A few of us used to have a very quiet and not so funny inside joke that when somebody came into this field in a relationship they would be out of it within six months and probably dating somebody from the field a few months after that.  We saw it happen more times than I can count.  It takes a special person to make the kind of commitment that is needed to be married to somebody in this field.  That commitment goes far beyond “in sickness and in health.”  The vows should extend to “through missed holidays and abbreviated vacations.”  Long shifts inevitably get longer because of mandated overtime or holdovers.  When the support for this job does not come from home, and even sometimes when it does, those of us in EMS tend to lean on each other.  Nights get later as we decompress.  Text messages sometimes come at all hours of the night.  An after shift beer turns into two beers which turns into a later night and a more upset spouse.  It is a vicious circle that never seems to end until there is an end for that relationship.

The burden of understanding does not fall solely on those on the outside of this field looking in.  We all need to make sure that our loved ones understand how much we appreciate their support.  We cannot look at them and say “why can’t you just get it?”  Or “Don’t you understand that I have to work?”  The burden is just as much on us to make things work.  Take that extra shift off to spend some time with those closest to you.  Be willing to turn down that lucrative overtime shift in favor of a day trip to the beach.  I realize as much as anybody that this can be hard to do sometimes.  We can all use the money in some sense of the concept or another, and who knows if that overtime is going to be there tomorrow or next week?  But sometimes sacrificing that is just worth it.

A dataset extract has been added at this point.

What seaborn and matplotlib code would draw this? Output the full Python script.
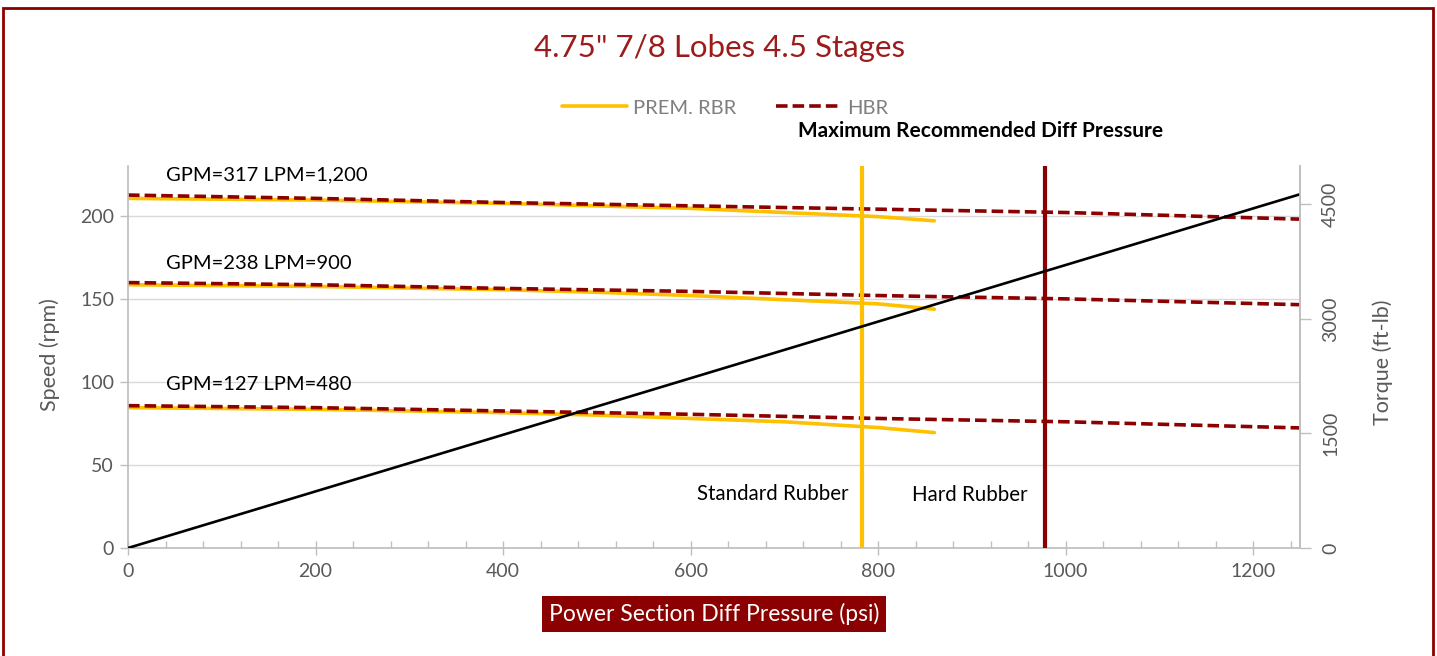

To those special men and women who support their loved ones in EMS, I want to say thank you.  To those of you who tried and could not make it work, I understand.  Its not for everyone.  That person in your life has taken it upon themselves to help others who are not as fortunate or capable to solve their particular problem of the day.  That is quite the burden to carry.

  • Carl V

    There are so many factors that could possibly contribute to this issue, some directly related to the job and some that seem more related to the people who choose to do it. All emergency service jobs attract a certain “type,” meaning the thrill-seeking, adrenaline junkie. This type seems more likely to fulfill those desires both at work and “off the clock.” From the years at your former job, you certainly understand the quotation marks.

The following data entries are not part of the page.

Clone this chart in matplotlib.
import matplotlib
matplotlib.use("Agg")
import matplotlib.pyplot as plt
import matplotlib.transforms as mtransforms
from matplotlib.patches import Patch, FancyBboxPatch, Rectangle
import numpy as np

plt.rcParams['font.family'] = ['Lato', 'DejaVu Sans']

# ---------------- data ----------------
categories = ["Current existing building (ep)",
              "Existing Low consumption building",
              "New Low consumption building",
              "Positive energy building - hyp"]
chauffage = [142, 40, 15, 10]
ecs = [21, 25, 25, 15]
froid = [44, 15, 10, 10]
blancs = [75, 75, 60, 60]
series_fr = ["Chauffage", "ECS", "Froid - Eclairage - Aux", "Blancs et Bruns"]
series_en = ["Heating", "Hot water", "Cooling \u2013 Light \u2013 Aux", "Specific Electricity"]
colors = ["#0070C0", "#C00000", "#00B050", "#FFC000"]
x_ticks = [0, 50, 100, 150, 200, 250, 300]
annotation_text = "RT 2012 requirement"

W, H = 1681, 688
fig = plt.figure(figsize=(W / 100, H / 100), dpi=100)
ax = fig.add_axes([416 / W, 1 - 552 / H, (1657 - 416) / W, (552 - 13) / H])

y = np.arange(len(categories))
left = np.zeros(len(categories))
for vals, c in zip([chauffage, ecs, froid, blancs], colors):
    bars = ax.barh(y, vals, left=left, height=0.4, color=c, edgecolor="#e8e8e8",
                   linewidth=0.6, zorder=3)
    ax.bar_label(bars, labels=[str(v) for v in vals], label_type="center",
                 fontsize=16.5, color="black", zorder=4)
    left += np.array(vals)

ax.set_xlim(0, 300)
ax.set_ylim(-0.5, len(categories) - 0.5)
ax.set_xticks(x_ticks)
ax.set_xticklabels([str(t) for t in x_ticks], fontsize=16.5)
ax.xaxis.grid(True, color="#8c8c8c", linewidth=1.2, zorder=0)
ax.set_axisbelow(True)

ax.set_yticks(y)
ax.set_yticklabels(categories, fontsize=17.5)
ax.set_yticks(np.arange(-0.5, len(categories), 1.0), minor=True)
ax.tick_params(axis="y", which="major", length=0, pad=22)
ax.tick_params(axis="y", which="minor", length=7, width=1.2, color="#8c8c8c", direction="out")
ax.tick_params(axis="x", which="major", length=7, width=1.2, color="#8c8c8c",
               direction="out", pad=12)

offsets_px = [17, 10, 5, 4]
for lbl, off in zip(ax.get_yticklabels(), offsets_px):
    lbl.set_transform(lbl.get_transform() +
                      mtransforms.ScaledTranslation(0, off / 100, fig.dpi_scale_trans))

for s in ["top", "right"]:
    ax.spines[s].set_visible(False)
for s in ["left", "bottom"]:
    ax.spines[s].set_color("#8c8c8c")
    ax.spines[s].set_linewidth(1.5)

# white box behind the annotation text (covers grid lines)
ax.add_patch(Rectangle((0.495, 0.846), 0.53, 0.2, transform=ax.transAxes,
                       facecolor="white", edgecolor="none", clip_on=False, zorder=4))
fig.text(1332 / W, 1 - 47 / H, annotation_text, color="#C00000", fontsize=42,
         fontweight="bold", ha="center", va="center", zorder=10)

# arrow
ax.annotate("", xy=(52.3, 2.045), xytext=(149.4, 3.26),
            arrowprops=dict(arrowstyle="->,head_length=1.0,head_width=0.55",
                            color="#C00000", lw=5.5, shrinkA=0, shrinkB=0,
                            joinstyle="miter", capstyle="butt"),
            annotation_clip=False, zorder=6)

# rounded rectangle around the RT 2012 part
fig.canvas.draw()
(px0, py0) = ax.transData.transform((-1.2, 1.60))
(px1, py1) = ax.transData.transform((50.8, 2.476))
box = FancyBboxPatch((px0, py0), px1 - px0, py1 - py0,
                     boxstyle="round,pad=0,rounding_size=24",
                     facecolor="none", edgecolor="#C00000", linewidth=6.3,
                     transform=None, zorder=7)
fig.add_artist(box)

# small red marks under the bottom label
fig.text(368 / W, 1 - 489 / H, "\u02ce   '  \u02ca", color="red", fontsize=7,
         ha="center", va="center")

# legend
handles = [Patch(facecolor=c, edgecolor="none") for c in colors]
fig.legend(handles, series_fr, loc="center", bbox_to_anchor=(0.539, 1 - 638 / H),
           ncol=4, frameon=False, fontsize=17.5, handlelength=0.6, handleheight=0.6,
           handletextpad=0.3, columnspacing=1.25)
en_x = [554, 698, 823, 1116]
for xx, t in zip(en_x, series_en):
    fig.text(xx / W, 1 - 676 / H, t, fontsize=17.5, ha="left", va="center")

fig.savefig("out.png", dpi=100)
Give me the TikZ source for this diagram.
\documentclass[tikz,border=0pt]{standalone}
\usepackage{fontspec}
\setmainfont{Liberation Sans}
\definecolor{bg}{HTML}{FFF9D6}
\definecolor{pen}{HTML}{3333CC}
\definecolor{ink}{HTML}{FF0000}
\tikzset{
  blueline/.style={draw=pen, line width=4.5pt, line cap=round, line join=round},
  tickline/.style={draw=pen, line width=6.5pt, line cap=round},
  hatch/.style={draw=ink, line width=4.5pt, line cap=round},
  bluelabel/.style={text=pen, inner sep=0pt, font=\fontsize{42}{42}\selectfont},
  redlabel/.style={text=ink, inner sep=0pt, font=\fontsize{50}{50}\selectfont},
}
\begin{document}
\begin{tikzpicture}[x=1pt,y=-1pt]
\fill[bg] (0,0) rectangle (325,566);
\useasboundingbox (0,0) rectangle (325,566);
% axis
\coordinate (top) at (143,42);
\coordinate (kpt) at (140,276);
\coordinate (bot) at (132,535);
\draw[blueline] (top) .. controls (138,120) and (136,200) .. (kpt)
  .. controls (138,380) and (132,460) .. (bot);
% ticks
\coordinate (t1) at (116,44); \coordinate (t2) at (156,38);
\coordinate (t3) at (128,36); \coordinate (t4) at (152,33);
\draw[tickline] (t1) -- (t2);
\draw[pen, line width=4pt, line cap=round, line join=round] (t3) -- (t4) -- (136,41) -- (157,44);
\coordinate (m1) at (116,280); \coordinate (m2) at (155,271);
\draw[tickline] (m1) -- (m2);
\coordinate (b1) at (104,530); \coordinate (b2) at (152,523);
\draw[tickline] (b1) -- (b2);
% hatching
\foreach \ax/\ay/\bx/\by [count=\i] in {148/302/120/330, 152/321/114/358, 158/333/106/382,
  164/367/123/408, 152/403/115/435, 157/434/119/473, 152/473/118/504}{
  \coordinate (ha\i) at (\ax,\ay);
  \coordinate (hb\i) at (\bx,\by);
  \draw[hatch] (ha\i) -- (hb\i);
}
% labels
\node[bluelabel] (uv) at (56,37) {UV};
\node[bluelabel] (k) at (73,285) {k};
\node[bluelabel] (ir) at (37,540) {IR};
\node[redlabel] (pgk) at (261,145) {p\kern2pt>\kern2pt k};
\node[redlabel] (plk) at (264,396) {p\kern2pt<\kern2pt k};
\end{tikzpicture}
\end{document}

    I also think that significant others do not see that because their other half signed up for a stressful job with an irregular schedule, they did too. The employee may have known what to expect and be prepared for it, but the significant other who works a 9 to 5 certainly did not sign up for it. The schedule that can be challenging enough for the personality type I spoke of earlier can be downright untenable for someone who does not fit that profile.

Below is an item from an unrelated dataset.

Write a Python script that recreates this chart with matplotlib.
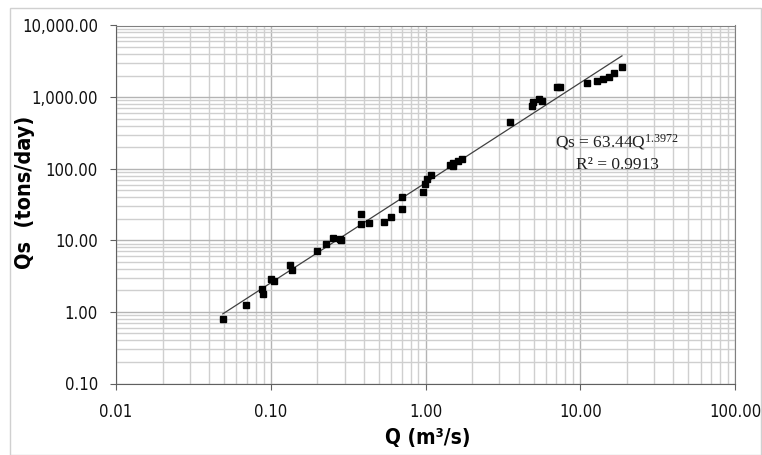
import numpy as np
import matplotlib
matplotlib.use("Agg")
import matplotlib.pyplot as plt
from matplotlib.ticker import FuncFormatter, LogLocator, NullFormatter
from matplotlib.patches import Rectangle

# discharge Q (m3/s) and sediment load Qs (tons/day)
q = [0.049, 0.069, 0.088, 0.089, 0.100, 0.105, 0.133, 0.138, 0.198, 0.228,
     0.251, 0.280, 0.285, 0.381, 0.385, 0.432, 0.537, 0.598, 0.701, 0.701,
     0.963, 0.993, 1.03, 1.08, 1.43, 1.51, 1.51, 1.61, 1.71, 3.52,
     4.85, 4.95, 5.40, 5.64, 7.05, 7.40, 11.0, 12.8, 14.1, 15.3, 16.6, 18.6]
qs = [0.80, 1.26, 2.10, 1.75, 2.85, 2.70, 4.5, 3.8, 7.1, 8.9,
      10.7, 10.3, 10.0, 16.9, 23.1, 17.6, 18.0, 21.4, 39.8, 27.1,
      46.8, 61.1, 71.8, 81.7, 112.8, 110.0, 121.0, 129.0, 136.0, 453.0,
      751.0, 860.0, 950.0, 880.0, 1400.0, 1400.0, 1590.0, 1690.0, 1790.0, 1930.0, 2190.0, 2610.0]

# power-law rating curve Qs = a * Q^b
coef_a = 63.44
coef_b = 1.3972
r2 = 0.9913

xticks = [0.01, 0.1, 1, 10, 100]
yticks = [0.1, 1, 10, 100, 1000, 10000]

plt.rcParams['mathtext.fontset'] = 'custom'
plt.rcParams['mathtext.rm'] = 'Liberation Serif'
plt.rcParams['mathtext.default'] = 'rm'

W, H = 762, 455


def fx(px):
    return px / W


def fy(py):
    return 1 - py / H


fig = plt.figure(figsize=(W / 100, H / 100), dpi=100)
ax = fig.add_axes([fx(116), fy(383.5), 619 / W, 358 / H])

ax.set_xscale('log')
ax.set_yscale('log')
ax.set_xlim(0.01, 100)
ax.set_ylim(0.1, 10000)

ax.xaxis.set_minor_locator(LogLocator(base=10, subs=np.arange(2, 10)))
ax.yaxis.set_minor_locator(LogLocator(base=10, subs=np.arange(2, 10)))
ax.xaxis.set_minor_formatter(NullFormatter())
ax.yaxis.set_minor_formatter(NullFormatter())
ax.set_xticks(xticks)
ax.set_yticks(yticks)
fmt = FuncFormatter(lambda v, pos: '{:,.2f}'.format(v))
ax.xaxis.set_major_formatter(fmt)
ax.yaxis.set_major_formatter(fmt)

ax.grid(True, which='major', color='#b4b4b4', lw=1.0)
ax.grid(True, which='minor', color='#cfcfcf', lw=1.0)
ax.set_axisbelow(True)

ax.tick_params(which='major', direction='out', length=4, width=0.8, color='#606060')
ax.tick_params(which='minor', length=0)
ax.tick_params(axis='x', pad=10)
ax.tick_params(axis='y', pad=9)
for lab in ax.get_xticklabels() + ax.get_yticklabels():
    lab.set_family('DejaVu Sans')
    lab.set_stretch('condensed')
    lab.set_fontsize(12)
    lab.set_color('#111111')

for side in ['left', 'bottom']:
    ax.spines[side].set_color('#606060')
for side in ['top', 'right']:
    ax.spines[side].set_color('#808080')

# trend line over the range of the data
qline = np.logspace(np.log10(min(q)), np.log10(max(q)), 50)
ax.plot(qline, coef_a * qline ** coef_b, color='#404040', lw=0.9, zorder=3)
ax.plot(q, qs, 's', color='black', ms=4.5, zorder=4)

fig.text(fx(617), fy(147), 'Qs = 63.44Q$^{1.3972}$', ha='center',
         va='baseline', fontsize=12.5, family='Liberation Serif', color='#202020')
fig.text(fx(617), fy(169), 'R² = 0.9913', ha='center', va='baseline',
         fontsize=12.5, family='Liberation Serif', color='#202020')

fig.text(fx(428), fy(438), 'Q (m³/s)', ha='center', va='center',
         fontsize=15, fontweight='bold', family='DejaVu Sans', stretch='condensed')
fig.text(fx(25), fy(192), 'Qs  (tons/day)', ha='center', va='center',
         rotation=90, fontsize=15.5, fontweight='bold', family='DejaVu Sans',
         stretch='condensed')

fig.patches.append(Rectangle((fx(10), 0), 751 / W, 1 - 8 / H,
                             transform=fig.transFigure, fill=False,
                             edgecolor='#d0d0d0', lw=1.0))

fig.savefig('out.png', dpi=100)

    I will also add a bit of controversy to this topic (shocking, I know), but behavior that would not be allowed or that would go against the prevailing culture is allowed and almost embraced in EMS. Other workplaces do not readily, or at least openly, accept widespread “inbreeding.” In a certain former workplace, this was a common part of the culture and included those who already had a significant other outside of work or that even may have been in a position of authority. With this behavior ingrained into workplace culture, this entire situation becomes exponentially worse. If anything should be stressed with new hires (not officially in this case, but I have personally said this to newer employees who have significant others) it is “don’t dip your pen in the company ink.” Some have learned this lesson the hard way and it should be “taught” to newcomers as part of the cautionary words of wisdom that are always shared.